Well guess what? I'm going to have to say you probably are wrong. I personally don't use Matlab but I support those that do in an educational setting. Our department makes extensive use of Matlab, we use it for instruciton, we use it for research. Now research groups espically are always money hungry. They always want more than they have so they try to save as they can. We have many who use Linux rather than Solaris to save on hardware and software fees.
None the less, we don't see Octave or Numerical Python used. Ever. In any group. It's Matlab or get out. The usage keeps increasing so the department will be scaling up the number of licenses we have. It's mostly core licenses as well. We do have some toolkits, but those are generally only a couple liceses for specific groups. Overall, it's the Matlab package that gets used.
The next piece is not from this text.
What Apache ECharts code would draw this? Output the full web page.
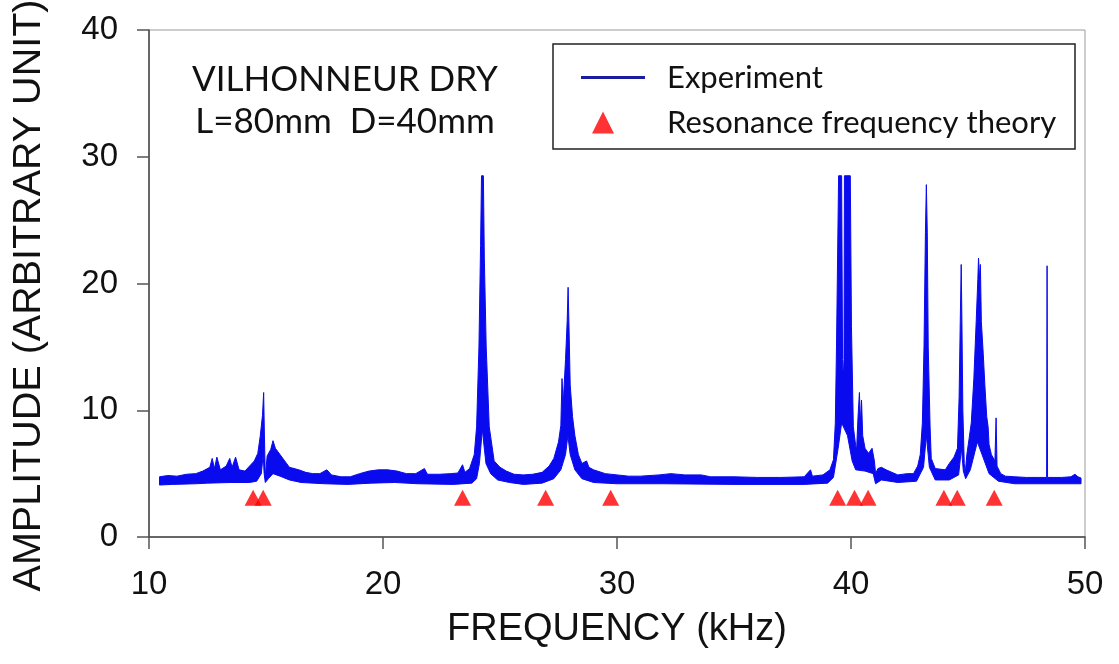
<!DOCTYPE html>
<html><head><meta charset="utf-8">
<script src="https://cdn.jsdelivr.net/npm/echarts@6/dist/echarts.min.js"></script>
<style>html,body{margin:0;padding:0;background:#fff}#c{width:1119px;height:664px}</style>
</head><body><div id="c"></div>
<script>
// ---- data ----
const X_TICKS = [10, 20, 30, 40, 50];           // kHz
const Y_TICKS = [0, 10, 20, 30, 40];            // arbitrary unit
// upper outline of the measured spectrum band [kHz, amplitude]
const EXP_UPPER = [
  [10.45,4.75],[10.8,4.85],[11.2,4.8],[11.6,4.95],[12.0,5.0],[12.3,5.2],[12.6,5.5],[12.7,6.2],[12.8,5.4],[12.9,6.3],
  [13.05,5.3],[13.3,5.6],[13.45,6.2],[13.55,5.5],[13.7,6.3],[13.85,5.3],[14.1,5.2],[14.3,5.6],[14.5,6.0],[14.65,6.6],
  [14.75,7.9],[14.85,9.6],[14.9,11.4],[14.93,8.2],[14.97,4.7],[15.05,6.4],[15.2,6.9],[15.3,7.6],[15.4,7.0],[15.6,6.5],
  [15.8,6.0],[16.0,5.5],[16.4,5.3],[16.7,5.1],[17.0,5.0],[17.3,5.0],[17.6,5.3],[17.8,4.9],[18.2,4.75],[18.6,4.75],
  [19.0,5.0],[19.4,5.2],[19.8,5.3],[20.2,5.3],[20.6,5.2],[21.0,5.0],[21.4,5.0],[21.77,5.4],[21.9,4.95],[22.4,4.95],
  [22.9,5.0],[23.2,5.05],[23.4,5.7],[23.5,5.1],[23.7,5.4],[23.9,6.5],[24.0,8.7],[24.1,15.0],[24.17,23.0],[24.21,28.5],
  [24.29,28.5],[24.33,22.0],[24.41,15.0],[24.54,8.7],[24.75,6.0],[25.0,5.5],[25.27,5.2],[25.6,4.95],[26.0,4.9],[26.4,4.95],
  [26.8,5.1],[27.1,5.6],[27.3,6.2],[27.5,7.5],[27.6,8.8],[27.65,12.5],[27.7,10.5],[27.8,14.0],[27.87,17.0],[27.91,19.7],
  [27.95,16.5],[28.0,12.0],[28.1,9.5],[28.2,8.0],[28.35,6.5],[28.5,5.8],[28.7,6.0],[28.8,5.5],[29.0,5.3],[29.5,5.0],
  [30.0,4.9],[30.5,4.8],[31.0,4.8],[31.8,4.9],[32.3,5.0],[32.9,4.9],[33.6,4.9],[34.0,4.75],[35.0,4.75],[36.0,4.7],
  [37.0,4.7],[38.0,4.75],[38.27,5.3],[38.35,4.8],[38.8,4.9],[39.1,5.3],[39.25,6.1],[39.33,9.0],[39.38,15.0],[39.47,28.5],
  [39.6,28.5],[39.64,14.0],[39.67,12.4],[39.7,14.0],[39.72,28.5],[39.97,28.5],[40.02,16.6],[40.1,8.7],
  [40.2,7.2],[40.24,6.9],[40.3,9.5],[40.36,11.4],[40.4,9.0],[40.45,10.8],[40.5,8.0],[40.6,7.0],[40.75,6.6],[40.9,7.0],
  [41.0,6.0],[41.05,5.0],[41.15,5.4],[41.3,5.5],[41.5,5.3],[42.0,4.9],[42.4,5.0],[42.67,5.0],[42.85,5.6],[42.96,6.5],
  [43.05,9.0],[43.12,15.0],[43.18,24.0],[43.22,27.8],[43.26,24.0],[43.3,15.0],[43.38,8.7],[43.43,6.2],[43.6,5.4],[44.03,5.3],
  [44.2,5.8],[44.4,6.3],[44.55,7.0],[44.62,11.0],[44.67,17.1],[44.71,21.5],[44.74,17.0],[44.78,10.0],[44.84,5.8],[44.88,5.0],
  [44.95,6.5],[45.05,7.8],[45.14,9.0],[45.25,12.5],[45.35,17.0],[45.42,20.3],[45.45,22.0],[45.5,20.3],[45.53,21.5],[45.57,17.0],
  [45.65,14.5],[45.72,12.0],[45.8,9.5],[45.86,8.7],[45.9,7.3],[46.0,6.5],[46.15,6.0],[46.2,9.4],[46.24,5.6],[46.4,5.0],
  [46.6,4.8],[47.0,4.75],[47.5,4.7],[48.0,4.7],[48.36,4.7],[48.38,21.4],[48.40,4.7],[49.0,4.7],[49.4,4.75],[49.57,4.95],
  [49.7,4.75],[49.83,4.65]
];
// lower outline of the measured spectrum band [kHz, amplitude]
const EXP_LOWER = [
  [10.45,4.1],[11.0,4.15],[12.0,4.2],[12.5,4.25],[13.5,4.3],[14.3,4.3],[14.6,4.4],[14.8,5.0],[14.88,6.5],[14.92,5.0],
  [14.97,4.3],[15.1,4.6],[15.3,5.0],[15.6,4.8],[16.0,4.5],[16.5,4.3],[17.5,4.2],[18.5,4.15],[19.5,4.25],[20.5,4.3],
  [21.5,4.2],[23.0,4.15],[23.8,4.25],[24.0,4.6],[24.12,5.8],[24.2,7.5],[24.25,8.5],[24.3,7.5],[24.4,5.8],[24.6,5.0],
  [24.9,4.5],[25.4,4.3],[26.0,4.15],[26.8,4.25],[27.3,4.6],[27.6,5.3],[27.8,6.5],[27.9,8.0],[28.0,6.5],[28.2,5.3],
  [28.5,4.6],[29.0,4.3],[30.0,4.2],[32.0,4.2],[35.0,4.15],[38.0,4.15],[39.0,4.25],[39.25,4.7],[39.45,7.0],[39.6,9.0],
  [39.85,8.0],[40.05,6.0],[40.2,5.3],[40.6,5.2],[40.95,5.0],[41.05,4.2],[41.3,4.5],[42.0,4.3],[42.8,4.4],[43.1,5.5],
  [43.22,8.0],[43.35,5.5],[43.6,4.5],[44.2,4.5],[44.6,4.9],[44.72,7.0],[44.8,5.2],[44.9,4.6],[45.1,5.3],[45.4,7.5],
  [45.6,6.5],[45.9,5.0],[46.3,4.4],[47.0,4.2],[49.83,4.2]
];
// theoretical resonance frequencies (kHz) and the level at which they are marked
const THEORY_FREQ  = [14.45, 14.88, 23.4, 26.95, 29.73, 39.43, 40.15, 40.73, 43.97, 44.54, 46.12];
const THEORY_LEVEL = [3.1, 3.1, 3.1, 3.1, 3.1, 3.1, 3.1, 3.1, 3.1, 3.1, 3.1];
const TITLE_LINES = ['VILHONNEUR DRY', 'L=80mm  D=40mm'];

const CAL = 'Lato, "Open Sans", sans-serif';
const ARI = '"Liberation Sans", Arial, sans-serif';
const BLUE = '#0a0aef';

const chart = echarts.init(document.getElementById('c'), null, {renderer: 'canvas'});
chart.setOption({
  animation: false,
  backgroundColor: '#fff',
  grid: {left: 149, right: 34, top: 30, bottom: 127, containLabel: false, outerBoundsMode: 'none',
         show: true, borderColor: '#9a9a9a', borderWidth: 1, backgroundColor: 'transparent'},
  xAxis: {
    type: 'value', min: X_TICKS[0], max: X_TICKS[X_TICKS.length - 1], interval: X_TICKS[1] - X_TICKS[0],
    name: 'FREQUENCY (kHz)', nameLocation: 'middle', nameGap: 74,
    nameTextStyle: {fontFamily: ARI, fontSize: 38, color: '#111'},
    axisLine: {show: true, onZero: false, lineStyle: {color: '#444', width: 1.5}},
    axisTick: {show: true, inside: false, length: 12, lineStyle: {color: '#555', width: 1.5}},
    axisLabel: {fontFamily: ARI, fontSize: 33, color: '#111', margin: 31},
    splitLine: {show: false}
  },
  yAxis: {
    type: 'value', min: Y_TICKS[0], max: Y_TICKS[Y_TICKS.length - 1], interval: Y_TICKS[1] - Y_TICKS[0],
    name: 'AMPLITUDE (ARBITRARY UNIT)', nameLocation: 'middle', nameGap: 100, nameRotate: 90,
    nameTextStyle: {fontFamily: ARI, fontSize: 39.5, color: '#111', padding: [0, 24, 0, 0]},
    axisLine: {show: true, onZero: false, lineStyle: {color: '#444', width: 1.5}},
    axisTick: {show: true, inside: false, length: 12, lineStyle: {color: '#555', width: 1.5}},
    axisLabel: {fontFamily: ARI, fontSize: 33, color: '#111', margin: 31},
    splitLine: {show: false}
  },
  legend: [
    {
      data: [{name: 'Experiment', icon: 'rect'}],
      left: 576, top: 57, itemWidth: 64, itemHeight: 3, selectedMode: false,
      textStyle: {fontFamily: CAL, fontSize: 31, color: '#111', padding: [0, 0, 0, 17]}
    },
    {
      data: [{name: 'Resonance frequency theory', icon: 'triangle'}],
      left: 587, top: 102, itemWidth: 22, itemHeight: 22, selectedMode: false,
      textStyle: {fontFamily: CAL, fontSize: 31, color: '#111', padding: [0, 0, 0, 48]}
    }
  ],
  graphic: [
    {type: 'rect', z: 1, shape: {x: 553, y: 44, width: 522, height: 105},
     style: {fill: '#fff', stroke: '#222', lineWidth: 1.5}},
    {type: 'text', z: 5, style: {text: TITLE_LINES[0], x: 345, y: 80, align: 'center', verticalAlign: 'middle',
      font: '35px ' + CAL, fill: '#111'}},
    {type: 'text', z: 5, style: {text: TITLE_LINES[1], x: 345, y: 122, align: 'center', verticalAlign: 'middle',
      font: '35px ' + CAL, fill: '#111'}}
  ],
  series: [
    {
      type: 'custom', name: 'Experiment', coordinateSystem: 'cartesian2d',
      data: EXP_UPPER, encode: {x: 0, y: 1}, silent: true, z: 2,
      itemStyle: {color: '#1c1ca0'},
      renderItem: function (params, api) {
        if (params.dataIndex !== 0) return null;
        const pts = EXP_UPPER.map(p => api.coord(p))
          .concat(EXP_LOWER.slice().reverse().map(p => api.coord(p)));
        return {type: 'polygon', shape: {points: pts},
          style: {fill: BLUE, stroke: BLUE, lineWidth: 1, lineJoin: 'miter'}};
      }
    },
    {
      type: 'scatter', name: 'Resonance frequency theory', z: 3, silent: true,
      symbol: 'triangle', symbolSize: [17, 16],
      itemStyle: {color: '#ff0000'},
      data: THEORY_FREQ.map((f, i) => [f, THEORY_LEVEL[i]])
    }
  ]
});
</script>
</body></html>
Now I'm sure there are situations where these alternatives work, but I'd put money on the fact that they don't hold a candle to Matlab overall. Why? Well if they did, they'd be moving up, if not taking over.
I mean look at Firefox. HEre you are talking browsers, this is a market where you are dealing with lowest common denominator, users that have NO computer skills. Here the slightest change, even a purely cosmetic one can make someone refuse to switch. Yet, Firefox has been taking off in a big way. It probably won't become dominant for the reaons mentioned, but it's a serious threat.
Now one would think Matlab alternatives would be much better off. I mean here we are talking about techinal users. Electrical engineers use Matlab and so on. If you could offer something that's superior, free, and customizable, well the'd be jumping over in droves. Hell I'd expect it to be the standard, or at least on it's way.
Alas that's not what we see.
I personally see a lot of paralles to the audio world, something I work with personally. There's lots of OSS audio stuff out there, and there are those that push it as though it were all you need. However when I use it, I find it severly lacking. It cannot do what teh commercial software does. Even in many cases where it can, it does it far inferior either quality wise or ease of use wise or feature wise. It being free doesn't make up for what it lacks.
Octave uses GiNaC for its symbolic stuff. Currently, part of why Octave's symbolics aren't better, is not that the library doesn't do it, but that the "glue" hasn't been written.
What are you waiting for? :)
You've obviously never deployed nor administered a site license for MATLAB. Talk about a ROYAL PITA. Your time will come.
In the course of every project, it will become necessary to shoot the scientists and begin production.
Its the same argument that people give that still use Fortran. Most (scientific) departments have professors that make extensive use of Fortran for research and in thier instruction.
Its what the instructors learned originally and it 'can get the job done', but it is not neccesarily the best solution in whatever terms that you measure success. Professors use it because that is what they know. People don't jump all over new technologies because the original learning curve even if is 'superior, free and customizable'.
I think the same can be said of your department's use of Matlab. You have a set of users already using it with a set of code that already does a lot of things that they find useful; if they switched to another platform thousands of lines of Matlab code would need to be re-written. Since Matlad 'still works' they will never switch due to the legacy it has.
That's an interesting package. I'll guess that it isn't as full-featured as the Matlab version, and in fact seems to have a somewhat different focus. I'd almost say it's a fairly decent complement to the Matlab toolkit, actually.
Naturally the big stumbling block for corporate development would be the GPL, but it is free, so one can't complain. Still, it'd be nice to see somebody compete with Matlab. A lot of times it's the toolkits, not base matlab, that ends up costing $$$$$. Usually when someone makes a good add-on toolkit, Matlab buys them out, as with Kohonen's SOM toolkit, but to his credit he does still release a GPL version.
There are some things in the Netlab toolkit that might do what I need for some current projects at work, though, so thanks!